Kondisi ini diperparah dengan minimnya pengawasan dan penegakan hukum yang efektif. Polrestabes Surabaya mencatat 425 kasus curanmor dengan 554 tersangka sepanjang tahun 2024, menunjukkan bahwa curanmor adalah masalah serius di kota ini. Banyak insiden curanmor terjadi di area yang rawan praktik parkir liar, menimbulkan pertanyaan tentang potensi keterkaitan antara keduanya.
Tarif parkir resmi yang bervariasi, seringkali dianggap tidak sebanding dengan layanan dan keamanan yang diberikan. Hal ini mendorong sebagian masyarakat untuk memilih parkir di area yang dikelola juru parkir liar karena lebih murah dan mudah diakses. Namun, pilihan ini justru meningkatkan risiko kehilangan kendaraan, menciptakan lingkaran setan yang merugikan.
Keterkaitan Parkir Liar dan Curanmor
Juru parkir liar seringkali beroperasi tanpa izin dan pengawasan yang jelas, menciptakan celah bagi pelaku curanmor untuk beraksi. Mereka dapat dengan mudah memantau kendaraan yang menjadi target, mengamati kelengahan pemilik, atau bahkan terlibat langsung dalam aksi pencurian.
Modus operandi curanmor di area parkir liar umumnya dilakukan dengan cepat dan efisien, memanfaatkan minimnya pengawasan, ketidakpedulian masyarakat sekitar, dan kelemahan sistem keamanan kendaraan. Kombinasi faktor-faktor ini menciptakan lingkungan yang kondusif bagi pelaku curanmor untuk melancarkan aksinya.
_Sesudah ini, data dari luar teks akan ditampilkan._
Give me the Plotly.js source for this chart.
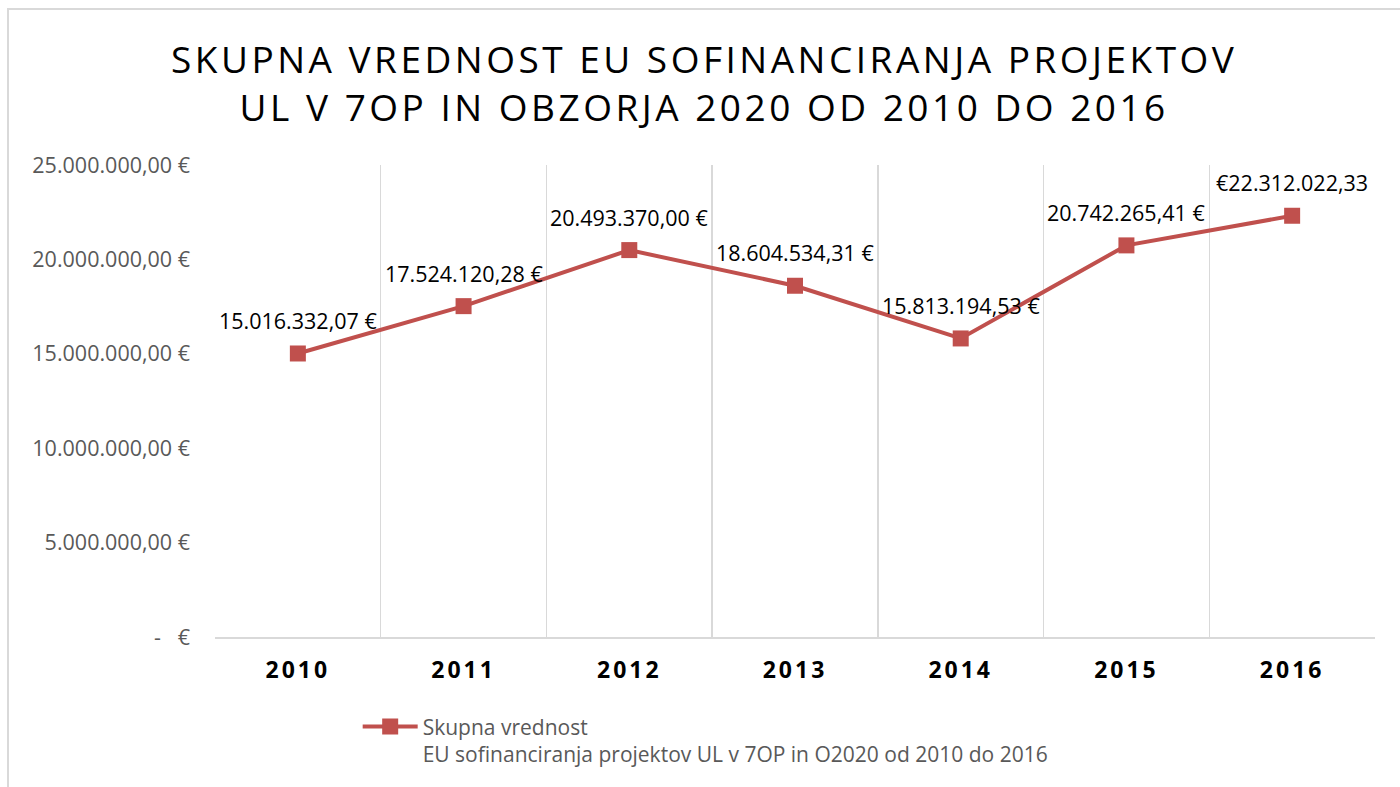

Menurut teori psikologi sosial, perilaku individu sering kali dipengaruhi oleh norma-norma dan persepsi sosial yang ada dalam lingkungan mereka (Ajzen, 1991). Keberadaan juru parkir liar dapat menciptakan norma sosial negatif yang memungkinkan atau bahkan mendorong tindakan kriminal seperti curanmor. Ketika pelaku curanmor merasa bahwa perilaku mereka adalah bagian dari norma yang diterima dalam lingkungan parkir liar, mereka akan lebih mungkin untuk melanjutkan aksinya.